Two main factors of wetland design and management are vegetation and hydrology. Variability in water quality and climate regulation functions have been previously linked to vegetation and water table management (WTM), but there is considerable uncertainty about the mechanisms that drive these differences. This research will address these uncertainties by isolating the effects using experimental mesocosms and novel integration of biogeochemical methods. The effects of plant species and hydrology will be assessed by measuring CH4, CO2, and N2O fluxes and nutrient retention in mesocosms. The mechanisms that explain differences across treatments will be identified by measuring plant, soil, and hydrologic characteristics and performing multivariate analyses to identify characteristics that predict wetland response. A major outcome from this research will be the development of actionable guidelines for plant selection and WTM of wetlands that effectively treat agricultural drainage while reducing GHG emissions.

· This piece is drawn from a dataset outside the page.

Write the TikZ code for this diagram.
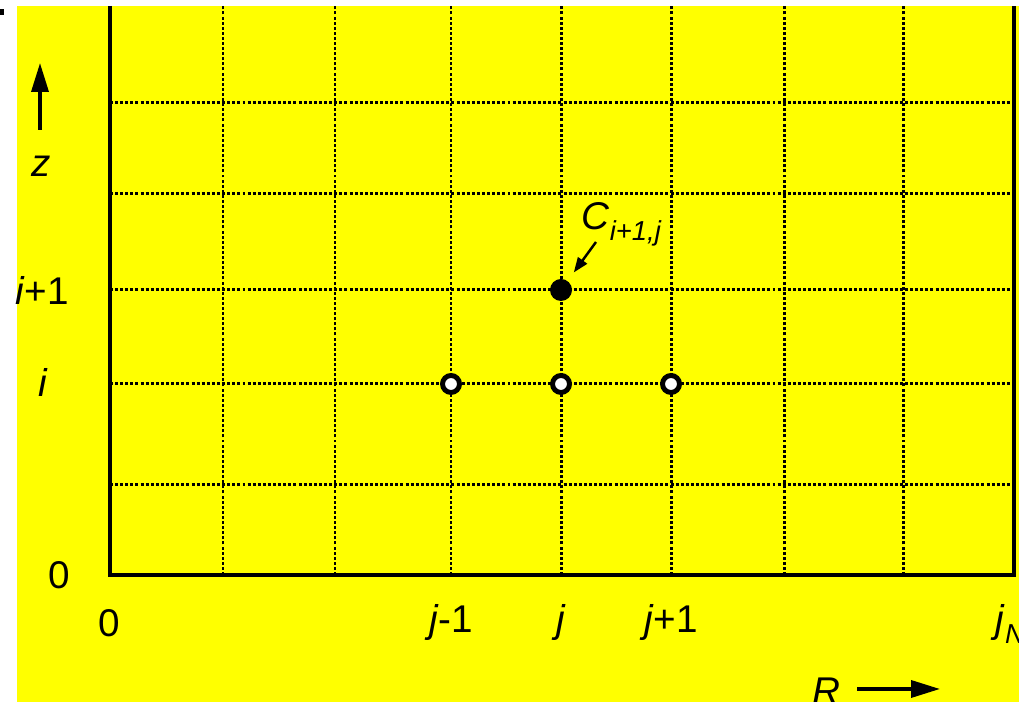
\documentclass[tikz,border=0pt]{standalone}
\usepackage{fontspec}
\setmainfont{Liberation Sans}
\usetikzlibrary{arrows.meta}

\definecolor{sheetyellow}{RGB}{255,255,0}

\tikzset{
  every node/.style={font=\fontsize{11}{13}\selectfont, inner sep=0pt},
  gridline/.style={line width=0.85pt, dash pattern=on 0.85pt off 0.6pt},
  frameline/.style={line width=1.3pt},
  axisarrow/.style={line width=1pt, -{Triangle[length=0.29cm,width=0.17cm]}},
  oldpoint/.style={circle, draw, fill=white, line width=1.4pt, minimum size=0.17cm},
  newpoint/.style={circle, fill=black, minimum size=0.22cm},
}

\begin{document}
\begin{tikzpicture}

        % 1. Page and background
        \useasboundingbox (0,0) rectangle (10.19,7.02);
        \clip (0,0) rectangle (10.19,7.02);
        \fill[sheetyellow] (0.17,0) rectangle (10.19,6.96);
        \fill[black] (0,6.87) rectangle (0.04,6.93);

        % 2. Dotted grid (columns j, rows i)
        \draw[gridline] (2.23,1.27) -- (2.23,6.96);
        \draw[gridline] (3.35,1.27) -- (3.35,6.96);
        \draw[gridline] (4.51,1.27) -- (4.51,6.96);
        \draw[gridline] (5.61,1.27) -- (5.61,6.96);
        \draw[gridline] (6.71,1.27) -- (6.71,6.96);
        \draw[gridline] (7.84,1.27) -- (7.84,6.96);
        \draw[gridline] (9.03,1.27) -- (9.03,6.96);
        \draw[gridline] (1.10,2.17) -- (10.14,2.17);
        \draw[gridline] (1.10,3.18) -- (10.14,3.18);
        \draw[gridline] (1.10,4.12) -- (10.14,4.12);
        \draw[gridline] (1.10,5.08) -- (10.14,5.08);
        \draw[gridline] (1.10,5.99) -- (10.14,5.99);

        % 3. Domain frame (open at the top)
        \draw[frameline] (1.10,6.96) -- (1.10,1.27) -- (10.14,1.27) -- (10.14,6.96);

        % 4. Grid points: known row i, unknown C_{i+1,j}
        \node[oldpoint] (pjm) at (4.51,3.18) {};
        \node[oldpoint] (pj)  at (5.61,3.18) {};
        \node[oldpoint] (pjp) at (6.71,3.18) {};
        \node[newpoint] (cdot) at (5.61,4.12) {};

        % 5. Label of the new point and its pointer
        \node[anchor=base west] (clabel) at (5.81,4.72)
          {\textit{C}\raisebox{-0.26em}{\fontsize{7.8}{9}\selectfont\textit{i+1,j}}};
        \coordinate (ctail) at (5.96,4.60);
        \draw[line width=0.7pt, -{Triangle[length=0.15cm,width=0.11cm]}, shorten >=0.1cm] (ctail) -- (cdot);

        % 6. Row labels and z axis
        \node[anchor=base] (rowzero) at (0.59,1.13) {0};
        \node[anchor=base] (rowi)    at (0.43,3.05) {\textit{i}};
        \node[anchor=base] (rowip)   at (0.42,3.97) {\textit{i}+1};
        \node[anchor=base] (zlabel)  at (0.41,5.25) {\textit{z}};
        \coordinate (ztail) at (0.40,5.72);
        \coordinate (ztip)  at (0.40,6.39);
        \draw[axisarrow] (ztail) -- (ztip);

        % 7. Column labels and R axis
        \node[anchor=base] (colzero) at (1.09,0.65) {0};
        \node[anchor=base] (coljm)   at (4.51,0.69) {\textit{j}-1};
        \node[anchor=base] (colj)    at (5.61,0.69) {\textit{j}};
        \node[anchor=base] (coljp)   at (6.71,0.69) {\textit{j}+1};
        \node[anchor=base west] (colN) at (9.95,0.69)
          {\textit{j}\raisebox{-0.26em}{\fontsize{7.8}{9}\selectfont\textit{N}}};
        \node[anchor=base] (rlabel)  at (8.26,-0.03) {\textit{R}};
        \coordinate (rtail) at (8.57,0.13);
        \coordinate (rtip)  at (9.40,0.13);
        \draw[axisarrow] (rtail) -- (rtip);

\end{tikzpicture}
\end{document}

Project outcomes related to outreach include increasing actionable knowledge about how wetland plant species and WTM can be leveraged to maximize water quality and climate regulation benefit, addressing farmers’ concerns about profitability and cost of wetlands, and increasing knowledge of K-12 students of the role of wetlands in sustainable agriculture. These objectives will achieved through a combination of Extension and journal publications, a field day, and educational videos. The effectiveness of these outreach efforts will be evaluated based on number of attendees and course evaluations from the field day, number of K-12 students reached, number of publications, and level of social media engagement for virtual products. The achievement of research and outreach outcomes will support farmers in meeting nutrient reduction goals while limiting contributions to climate change.

Project objectives from proposal:

The primary learning outcome is to increase the actionable knowledge of farmers and wetland practitioners about how wetland plant species and water table management can be leveraged to maximize water quality and climate regulation benefits. These wetland practitioners may be employed by the NRCS, environmental consulting firms, and non-profit agencies that invest in wetland restoration, such as Ducks Unlimited and The Nature Conservancy. NRCS engineers and other wetland practitioners are the primary interface between county agencies, farmers, and non-profits who might be proponents of wetland adoption. A secondary learning outcome is to address farmers’ concerns about profitability and costs of on-farm wetlands. Another learning outcome is to increase knowledge and awareness of K-12 students of the role of wetlands in sustainable agriculture.

If the learning outcomes are effectively met, I anticipate the following actions: wetland practitioners will incorporate this guidance into future wetland designs to make planned wetlands more sustainable, farmers will adapt management of existing wetlands (e.g. installing water control structures or removing certain plant species) based on management guidance to make wetlands more sustainable, more farmers in the North Central region will implement wetlands for nutrient reduction, and more K-12 students will consider pursuing careers in sustainable agriculture. Although these action outcomes are anticipated, tracking these changes in behavior is beyond the proposed scope of the project. 

Any opinions, findings, conclusions, or recommendations expressed in this publication are those of the author(s) and do not necessarily reflect the view of the U.S. Department of Agriculture or SARE.